# WHAT YOU NEED TO DO
Reproduce all lines of the listing below in which the word "this" occurs.

[Collected data entries]
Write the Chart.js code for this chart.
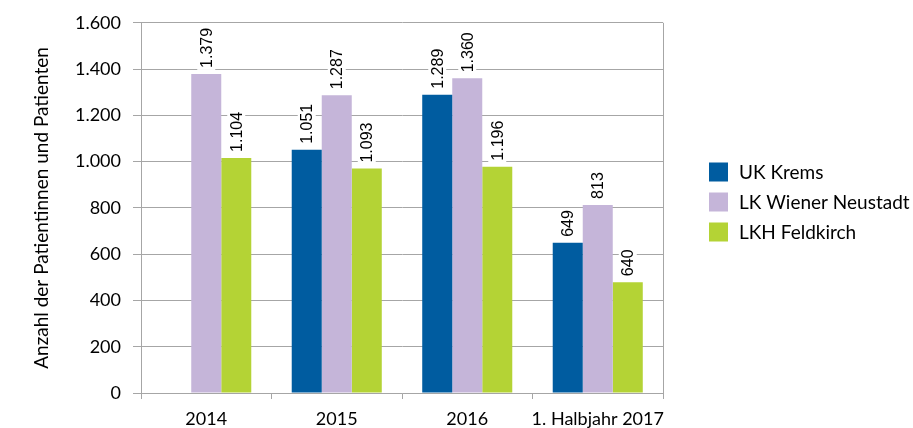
<!DOCTYPE html>
<html>
<head>
<meta charset="utf-8">
<script src="https://cdn.jsdelivr.net/npm/chart.js@4/dist/chart.umd.min.js"></script>
<style>
  body { margin: 0; background: #fff; }
</style>
</head>
<body>
<canvas id="grafico" width="913" height="428"></canvas>
<script>
// Daten
const kategorien = ['2014', '2015', '2016', '1. Halbjahr 2017'];
const ukKrems = [null, 1051, 1289, 649];
const lkWienerNeustadt = [1379, 1287, 1360, 813];
// Balkenhöhen wie im Bild gezeichnet, Beschriftungen weichen davon ab
const lkhFeldkirch = [1016, 970, 978, 479];
const lkhFeldkirchBeschriftung = [1104, 1093, 1196, 640];
const yTicks = [0, 200, 400, 600, 800, 1000, 1200, 1400, 1600];

const farben = ['#005ca0', '#c5b5d9', '#b4d335'];

const fmt = v => String(v).replace(/\B(?=(\d{3})+(?!\d))/g, '.');

const werteLabels = {
  id: 'werteLabels',
  afterDatasetsDraw(chart) {
    const ctx = chart.ctx;
    ctx.save();
    ctx.font = '16px "Liberation Sans"';
    chart.data.datasets.forEach((ds, i) => {
      const meta = chart.getDatasetMeta(i);
      meta.data.forEach((bar, j) => {
        const wert = ds.beschriftung ? ds.beschriftung[j] : ds.data[j];
        if (wert == null || ds.data[j] == null) return;
        const s = fmt(wert);
        const w = ctx.measureText(s).width;
        ctx.save();
        ctx.translate(bar.x, bar.y - 6);
        ctx.rotate(-Math.PI / 2);
        ctx.fillStyle = '#fff';
        ctx.fillRect(-2, -9, w + 4, 18);
        ctx.fillStyle = '#000';
        ctx.textAlign = 'left';
        ctx.textBaseline = 'middle';
        ctx.fillText(s, 0, 1);
        ctx.restore();
      });
    });
    ctx.restore();
  }
};

const rahmenRechts = {
  id: 'rahmenRechts',
  beforeDatasetsDraw(chart) {
    const { ctx, chartArea } = chart;
    ctx.save();
    ctx.strokeStyle = '#a6a6a6';
    ctx.lineWidth = 1;
    ctx.beginPath();
    ctx.moveTo(chartArea.right + 0.5, chartArea.top);
    ctx.lineTo(chartArea.right + 0.5, chartArea.bottom + 6);
    ctx.stroke();
    ctx.restore();
  }
};

const legende = {
  id: 'legende',
  afterDraw(chart) {
    const { ctx, chartArea } = chart;
    ctx.save();
    ctx.font = '19px Lato';
    ctx.textBaseline = 'middle';
    chart.data.datasets.forEach((ds, i) => {
      const y = 172 + i * 30;
      const x = chartArea.right + 46;
      ctx.fillStyle = ds.backgroundColor;
      ctx.fillRect(x, y - 9.5, 19, 19);
      ctx.fillStyle = '#000';
      ctx.fillText(ds.label, x + 30, y + 1);
    });
    ctx.restore();
  }
};

new Chart(document.getElementById('grafico'), {
  type: 'bar',
  data: {
    labels: kategorien,
    datasets: [
      { label: 'UK Krems', data: ukKrems, backgroundColor: farben[0] },
      { label: 'LK Wiener Neustadt', data: lkWienerNeustadt, backgroundColor: farben[1] },
      { label: 'LKH Feldkirch', data: lkhFeldkirch, beschriftung: lkhFeldkirchBeschriftung, backgroundColor: farben[2] }
    ]
  },
  options: {
    responsive: false,
    animation: false,
    layout: { padding: { left: 26, top: 22, right: 250, bottom: 0 } },
    datasets: { bar: { categoryPercentage: 0.69, barPercentage: 1 } },
    plugins: { legend: { display: false }, tooltip: { enabled: false } },
    scales: {
      x: {
        grid: { drawOnChartArea: false, tickLength: 6, tickColor: '#a6a6a6' },
        border: { color: '#a6a6a6' },
        ticks: { color: '#000', font: { family: 'Lato', size: 18 }, padding: 9, maxRotation: 0, autoSkip: false },
        afterFit: s => { s.height = 35; }
      },
      y: {
        min: 0, max: 1600,
        afterBuildTicks: s => { s.ticks = yTicks.map(v => ({ value: v })); },
        grid: { color: '#a6a6a6', tickLength: 8 },
        border: { color: '#a6a6a6' },
        ticks: { color: '#000', font: { family: 'Lato', size: 18 }, padding: 12, callback: v => fmt(v) },
        title: { display: true, text: 'Anzahl der Patientinnen und Patienten', color: '#000', font: { family: 'Lato', size: 19 } },
        afterFit: s => { s.width = 115; }
      }
    }
  },
  plugins: [werteLabels, rahmenRechts, legende]
});
</script>
</body>
</html>
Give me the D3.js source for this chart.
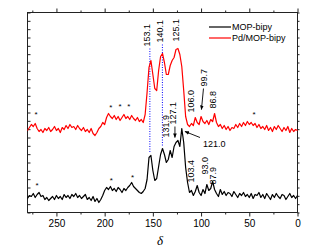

# TASK RESPONSE
Write the Chart.js code for this chart.
Give me the D3.js source for this chart.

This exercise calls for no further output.